§ Task goal: All the data should be repeated exactly. Any image in it is left out.

§ Data extract:
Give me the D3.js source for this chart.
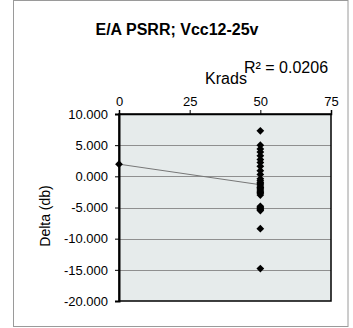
<!DOCTYPE html>
<html>
<head>
<meta charset="utf-8">
<script src="https://cdn.jsdelivr.net/npm/d3@7"></script>
<style>
  body { margin: 0; background: #fff; }
  svg { display: block; font-family: 'Liberation Sans', Arial, sans-serif; }
</style>
</head>
<body>
<svg width="353" height="328"></svg>
<script>
// data
let krads = [0, 50, 50, 50, 50, 50, 50, 50, 50, 50, 50, 50, 50, 50, 50, 50, 50, 50, 50, 50, 50, 50, 50,
  50, 50, 50, 50, 50, 50, 50, 50]
let delta = [1.95, 7.3, 5.0, 4.4, 3.9, 3.3, 2.7, 2.2, 1.6, 0.9, 0.3, -0.4, -0.7, -1.0, -1.2, -1.4, -1.7, -1.8,
  -2.0, -2.2, -2.4, -2.6, -2.7, -3.0, -4.8, -5.0, -5.2, -5.3, -5.5, -8.4, -14.8]
let xTicks = [0, 25, 50, 75]
let yTicks = [10, 5, 0, -5, -10, -15, -20]
let title = 'E/A PSRR; Vcc12-25v'
let rText = 'R² = 0.0206'

let m = { left: 119, top: 114, right: 331, bottom: 301 }

let svg = d3.select('svg')

svg.append('rect')
  .attr('x', 13.5).attr('y', 0.5)
  .attr('width', 334.5).attr('height', 326)
  .attr('fill', '#fff').attr('stroke', '#9a9a9a')

let x = d3.scaleLinear().domain([0, 75]).range([m.left, m.right])
let y = d3.scaleLinear().domain([-20, 10]).range([m.bottom, m.top])

svg.append('rect')
  .attr('x', m.left).attr('y', m.top)
  .attr('width', m.right - m.left).attr('height', m.bottom - m.top)
  .attr('fill', '#e6ebeb')

// gridlines
svg.append('g')
  .selectAll('line')
  .data(yTicks.filter(d => d > -20 && d < 10))
  .enter()
  .append('line')
  .attr('x1', m.left).attr('x2', m.right)
  .attr('y1', d => Math.round(y(d)) + 0.5).attr('y2', d => Math.round(y(d)) + 0.5)
  .attr('stroke', '#8f8f8f').attr('stroke-width', 1)

// plot border
svg.append('rect')
  .attr('x', m.left).attr('y', m.top)
  .attr('width', m.right - m.left).attr('height', m.bottom - m.top)
  .attr('fill', 'none').attr('stroke', '#000').attr('stroke-width', 1.5)

let topAxis = d3.axisTop(x).tickValues(xTicks).tickSize(4).tickPadding(4)
let gx = svg.append('g')
  .attr('transform', 'translate(0,' + m.top + ')')
  .call(topAxis)
gx.select('.domain').attr('stroke', '#000').attr('stroke-width', 1.5)
gx.selectAll('.tick line').attr('stroke', '#000')
gx.selectAll('.tick text').attr('font-size', 13).attr('fill', '#000')
  .attr('font-family', "'Liberation Sans', Arial, sans-serif")

let leftAxis = d3.axisLeft(y).tickValues(yTicks).tickSize(4).tickPadding(7)
let gy = svg.append('g')
  .attr('transform', 'translate(' + m.left + ',0)')
  .call(leftAxis)
gy.select('.domain').attr('stroke', '#000').attr('stroke-width', 2)
gy.selectAll('.tick line').attr('stroke', '#000')
gy.selectAll('.tick text').attr('font-size', 13).attr('fill', '#000')
  .attr('font-family', "'Liberation Sans', Arial, sans-serif")
  .text(d => d3.format('.3f')(d).replace('−', '-'))

// trend line
let n = krads.length
let mx = d3.mean(krads), my = d3.mean(delta)
let sxy = 0, sxx = 0
for (let i = 0; i < n; i++) {
  sxy += (krads[i] - mx) * (delta[i] - my)
  sxx += (krads[i] - mx) * (krads[i] - mx)
}
let slope = sxy / sxx
let icpt = my - slope * mx
let x0 = d3.min(krads), x1 = d3.max(krads)
svg.append('line')
  .attr('x1', x(x0)).attr('y1', y(icpt + slope * x0))
  .attr('x2', x(x1)).attr('y2', y(icpt + slope * x1))
  .attr('stroke', '#777').attr('stroke-width', 1)

// markers: square diamonds like excel
let sym = d3.symbol().type(d3.symbolSquare).size(30)
svg.append('g')
  .selectAll('path')
  .data(krads.map((k, i) => [k, delta[i]]))
  .enter()
  .append('path')
  .attr('d', sym)
  .attr('transform', d => 'translate(' + x(d[0]) + ',' + y(d[1]) + ') rotate(45)')
  .attr('fill', '#000')

svg.append('text')
  .attr('x', 177).attr('y', 35)
  .attr('text-anchor', 'middle')
  .attr('font-size', 16).attr('font-weight', 'bold')
  .text(title)

svg.append('text')
  .attr('x', 244).attr('y', 73)
  .attr('font-size', 16)
  .text(rText)

svg.append('text')
  .attr('x', 226).attr('y', 84)
  .attr('text-anchor', 'middle')
  .attr('font-size', 16)
  .text('Krads')

svg.append('text')
  .attr('transform', 'translate(50,216) rotate(-90)')
  .attr('text-anchor', 'middle')
  .attr('font-size', 14)
  .text('Delta (db)')
</script>
</body>
</html>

§ The output:
Give me the D3.js source for this chart.
<!DOCTYPE html>
<html>
<head>
<meta charset="utf-8">
<script src="https://cdn.jsdelivr.net/npm/d3@7"></script>
<style>
  body { margin: 0; background: #fff; }
  svg { display: block; font-family: 'Liberation Sans', Arial, sans-serif; }
</style>
</head>
<body>
<svg width="353" height="328"></svg>
<script>
// data
let krads = [0, 50, 50, 50, 50, 50, 50, 50, 50, 50, 50, 50, 50, 50, 50, 50, 50, 50, 50, 50, 50, 50, 50,
  50, 50, 50, 50, 50, 50, 50, 50]
let delta = [1.95, 7.3, 5.0, 4.4, 3.9, 3.3, 2.7, 2.2, 1.6, 0.9, 0.3, -0.4, -0.7, -1.0, -1.2, -1.4, -1.7, -1.8,
  -2.0, -2.2, -2.4, -2.6, -2.7, -3.0, -4.8, -5.0, -5.2, -5.3, -5.5, -8.4, -14.8]
let xTicks = [0, 25, 50, 75]
let yTicks = [10, 5, 0, -5, -10, -15, -20]
let title = 'E/A PSRR; Vcc12-25v'
let rText = 'R² = 0.0206'

let m = { left: 119, top: 114, right: 331, bottom: 301 }

let svg = d3.select('svg')

svg.append('rect')
  .attr('x', 13.5).attr('y', 0.5)
  .attr('width', 334.5).attr('height', 326)
  .attr('fill', '#fff').attr('stroke', '#9a9a9a')

let x = d3.scaleLinear().domain([0, 75]).range([m.left, m.right])
let y = d3.scaleLinear().domain([-20, 10]).range([m.bottom, m.top])

svg.append('rect')
  .attr('x', m.left).attr('y', m.top)
  .attr('width', m.right - m.left).attr('height', m.bottom - m.top)
  .attr('fill', '#e6ebeb')

// gridlines
svg.append('g')
  .selectAll('line')
  .data(yTicks.filter(d => d > -20 && d < 10))
  .enter()
  .append('line')
  .attr('x1', m.left).attr('x2', m.right)
  .attr('y1', d => Math.round(y(d)) + 0.5).attr('y2', d => Math.round(y(d)) + 0.5)
  .attr('stroke', '#8f8f8f').attr('stroke-width', 1)

// plot border
svg.append('rect')
  .attr('x', m.left).attr('y', m.top)
  .attr('width', m.right - m.left).attr('height', m.bottom - m.top)
  .attr('fill', 'none').attr('stroke', '#000').attr('stroke-width', 1.5)

let topAxis = d3.axisTop(x).tickValues(xTicks).tickSize(4).tickPadding(4)
let gx = svg.append('g')
  .attr('transform', 'translate(0,' + m.top + ')')
  .call(topAxis)
gx.select('.domain').attr('stroke', '#000').attr('stroke-width', 1.5)
gx.selectAll('.tick line').attr('stroke', '#000')
gx.selectAll('.tick text').attr('font-size', 13).attr('fill', '#000')
  .attr('font-family', "'Liberation Sans', Arial, sans-serif")

let leftAxis = d3.axisLeft(y).tickValues(yTicks).tickSize(4).tickPadding(7)
let gy = svg.append('g')
  .attr('transform', 'translate(' + m.left + ',0)')
  .call(leftAxis)
gy.select('.domain').attr('stroke', '#000').attr('stroke-width', 2)
gy.selectAll('.tick line').attr('stroke', '#000')
gy.selectAll('.tick text').attr('font-size', 13).attr('fill', '#000')
  .attr('font-family', "'Liberation Sans', Arial, sans-serif")
  .text(d => d3.format('.3f')(d).replace('−', '-'))

// trend line
let n = krads.length
let mx = d3.mean(krads), my = d3.mean(delta)
let sxy = 0, sxx = 0
for (let i = 0; i < n; i++) {
  sxy += (krads[i] - mx) * (delta[i] - my)
  sxx += (krads[i] - mx) * (krads[i] - mx)
}
let slope = sxy / sxx
let icpt = my - slope * mx
let x0 = d3.min(krads), x1 = d3.max(krads)
svg.append('line')
  .attr('x1', x(x0)).attr('y1', y(icpt + slope * x0))
  .attr('x2', x(x1)).attr('y2', y(icpt + slope * x1))
  .attr('stroke', '#777').attr('stroke-width', 1)

// markers: square diamonds like excel
let sym = d3.symbol().type(d3.symbolSquare).size(30)
svg.append('g')
  .selectAll('path')
  .data(krads.map((k, i) => [k, delta[i]]))
  .enter()
  .append('path')
  .attr('d', sym)
  .attr('transform', d => 'translate(' + x(d[0]) + ',' + y(d[1]) + ') rotate(45)')
  .attr('fill', '#000')

svg.append('text')
  .attr('x', 177).attr('y', 35)
  .attr('text-anchor', 'middle')
  .attr('font-size', 16).attr('font-weight', 'bold')
  .text(title)

svg.append('text')
  .attr('x', 244).attr('y', 73)
  .attr('font-size', 16)
  .text(rText)

svg.append('text')
  .attr('x', 226).attr('y', 84)
  .attr('text-anchor', 'middle')
  .attr('font-size', 16)
  .text('Krads')

svg.append('text')
  .attr('transform', 'translate(50,216) rotate(-90)')
  .attr('text-anchor', 'middle')
  .attr('font-size', 14)
  .text('Delta (db)')
</script>
</body>
</html>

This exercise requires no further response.